The word comes from a popular Finnish joke, where the prime minister of Finland Ahti Karjalainen visited a Kenyan zoo in the 1970s. Reportedly, he said "Kaikki eläimet ovat tankeroita" (Finnish for "All animals are tankeros"), after misunderstanding a sign that said, "All animals are dangerous."

This was so popular that one Finnish magazine held a drawing competition of what the tankero would look like.

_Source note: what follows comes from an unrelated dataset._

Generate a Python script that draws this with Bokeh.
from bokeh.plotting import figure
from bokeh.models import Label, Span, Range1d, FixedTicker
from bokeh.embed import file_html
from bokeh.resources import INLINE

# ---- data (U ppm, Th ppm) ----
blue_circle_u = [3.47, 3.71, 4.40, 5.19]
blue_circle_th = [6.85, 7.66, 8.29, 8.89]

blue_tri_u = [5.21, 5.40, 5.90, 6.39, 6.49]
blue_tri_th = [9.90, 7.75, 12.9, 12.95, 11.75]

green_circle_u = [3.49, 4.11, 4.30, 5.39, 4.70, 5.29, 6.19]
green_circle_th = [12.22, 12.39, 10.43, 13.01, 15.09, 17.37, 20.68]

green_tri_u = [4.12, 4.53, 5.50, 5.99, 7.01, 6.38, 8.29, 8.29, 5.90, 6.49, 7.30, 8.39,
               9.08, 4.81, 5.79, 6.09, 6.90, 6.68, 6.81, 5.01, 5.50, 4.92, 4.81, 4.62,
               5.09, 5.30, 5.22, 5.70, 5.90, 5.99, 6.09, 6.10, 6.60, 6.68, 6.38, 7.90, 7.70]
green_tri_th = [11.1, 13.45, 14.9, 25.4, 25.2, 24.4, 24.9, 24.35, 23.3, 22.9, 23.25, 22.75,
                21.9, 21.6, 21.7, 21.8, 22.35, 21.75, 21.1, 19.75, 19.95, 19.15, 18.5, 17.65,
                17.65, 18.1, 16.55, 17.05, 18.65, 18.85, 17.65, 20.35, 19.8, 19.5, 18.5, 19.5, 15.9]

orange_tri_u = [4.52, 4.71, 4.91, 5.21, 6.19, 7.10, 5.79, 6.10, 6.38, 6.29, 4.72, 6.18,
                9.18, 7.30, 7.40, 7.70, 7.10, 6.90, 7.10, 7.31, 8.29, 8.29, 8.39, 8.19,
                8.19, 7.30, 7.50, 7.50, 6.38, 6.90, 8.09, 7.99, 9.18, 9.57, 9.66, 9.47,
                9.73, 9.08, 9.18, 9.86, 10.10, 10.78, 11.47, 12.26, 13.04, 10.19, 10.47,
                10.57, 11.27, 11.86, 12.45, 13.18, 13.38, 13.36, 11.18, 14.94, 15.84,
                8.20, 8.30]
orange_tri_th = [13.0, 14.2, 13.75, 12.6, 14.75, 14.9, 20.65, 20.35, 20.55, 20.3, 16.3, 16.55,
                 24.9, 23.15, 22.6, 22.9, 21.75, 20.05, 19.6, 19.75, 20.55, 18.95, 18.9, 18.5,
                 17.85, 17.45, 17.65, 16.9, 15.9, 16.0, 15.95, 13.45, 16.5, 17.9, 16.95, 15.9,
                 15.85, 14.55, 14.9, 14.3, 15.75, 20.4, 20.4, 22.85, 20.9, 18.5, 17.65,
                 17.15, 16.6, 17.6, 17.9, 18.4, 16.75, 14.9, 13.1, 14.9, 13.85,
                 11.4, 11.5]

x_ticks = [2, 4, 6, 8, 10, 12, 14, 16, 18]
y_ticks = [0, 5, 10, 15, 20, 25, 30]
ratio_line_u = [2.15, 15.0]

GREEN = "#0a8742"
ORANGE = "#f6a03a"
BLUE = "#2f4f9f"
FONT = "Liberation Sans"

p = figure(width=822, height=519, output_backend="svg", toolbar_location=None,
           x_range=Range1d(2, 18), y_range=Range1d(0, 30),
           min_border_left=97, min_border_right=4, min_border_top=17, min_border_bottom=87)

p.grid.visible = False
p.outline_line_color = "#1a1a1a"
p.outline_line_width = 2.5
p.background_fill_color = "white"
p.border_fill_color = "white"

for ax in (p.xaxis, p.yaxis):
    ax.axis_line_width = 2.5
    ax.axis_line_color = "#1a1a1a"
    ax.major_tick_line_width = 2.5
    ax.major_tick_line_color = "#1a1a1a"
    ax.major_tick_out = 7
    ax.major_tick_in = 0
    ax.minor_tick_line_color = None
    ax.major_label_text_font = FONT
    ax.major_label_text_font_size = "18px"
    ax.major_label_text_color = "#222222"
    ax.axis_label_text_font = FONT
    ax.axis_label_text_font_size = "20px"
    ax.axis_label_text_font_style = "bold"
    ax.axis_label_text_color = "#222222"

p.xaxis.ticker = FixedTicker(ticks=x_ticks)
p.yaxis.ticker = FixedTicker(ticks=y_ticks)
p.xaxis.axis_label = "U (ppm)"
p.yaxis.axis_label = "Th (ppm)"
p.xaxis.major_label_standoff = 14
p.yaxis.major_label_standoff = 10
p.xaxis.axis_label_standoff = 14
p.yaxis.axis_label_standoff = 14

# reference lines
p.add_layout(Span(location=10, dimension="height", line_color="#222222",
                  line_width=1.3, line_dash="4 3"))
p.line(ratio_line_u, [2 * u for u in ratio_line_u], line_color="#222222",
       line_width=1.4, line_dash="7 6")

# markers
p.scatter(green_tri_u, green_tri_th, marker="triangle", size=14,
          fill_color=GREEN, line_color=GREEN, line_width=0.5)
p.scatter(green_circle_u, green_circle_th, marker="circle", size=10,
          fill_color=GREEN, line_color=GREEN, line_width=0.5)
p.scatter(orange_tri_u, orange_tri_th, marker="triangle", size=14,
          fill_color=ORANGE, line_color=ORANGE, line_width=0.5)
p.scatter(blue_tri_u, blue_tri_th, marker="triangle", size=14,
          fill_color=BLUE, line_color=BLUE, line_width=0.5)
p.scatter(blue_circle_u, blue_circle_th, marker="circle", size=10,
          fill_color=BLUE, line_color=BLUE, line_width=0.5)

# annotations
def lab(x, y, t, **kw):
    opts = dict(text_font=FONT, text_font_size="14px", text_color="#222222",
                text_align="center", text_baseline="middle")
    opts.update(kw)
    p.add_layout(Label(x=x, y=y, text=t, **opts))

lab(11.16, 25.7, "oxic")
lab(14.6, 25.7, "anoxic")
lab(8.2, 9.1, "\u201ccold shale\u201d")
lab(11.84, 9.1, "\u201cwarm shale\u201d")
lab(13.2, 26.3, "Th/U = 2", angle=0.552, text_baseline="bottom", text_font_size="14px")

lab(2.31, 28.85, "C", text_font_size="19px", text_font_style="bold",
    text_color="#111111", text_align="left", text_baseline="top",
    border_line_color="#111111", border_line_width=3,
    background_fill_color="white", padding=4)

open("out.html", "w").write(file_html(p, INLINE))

The Finnish political cartoonist Kari Suomalainen drew a strip where Kalevi Sorsa meets Karjalainen and a strange-looking animal. "Is that a tankero?" asks Sorsa, and the strange-looking animal replies "No, that is Ahti."

During the same period a certain number of jokes, based on English–Finnish language misunderstandings, were current - such as a person mistakenly greeting a Crimean by calling him criminal. These jokes were labelled as "tankero jokes" and generally told with Ahti Karjalainen as the main character.

The original meaning fell into disuse after Karjalainen's death, and today it is a slang word for something awkward or not properly developed, abysmal knowledge of the pronunciation or grammar of a foreign language.

The most common use of the word tankero today is "tankero-englanti" or "tankero English", meaning poorly pronounced English. The term has connotations of awkward-sounding pronunciation with an extreme Finnish accent. The actual grammar and vocabulary of "tankero English" may well be correct, though.

The word tankero appears in the names of two Finnish songs. Juha Vainio recorded a song “Tankero tango” in 1974. The following year, “Tankeros love” performed by Kivikasvot was released.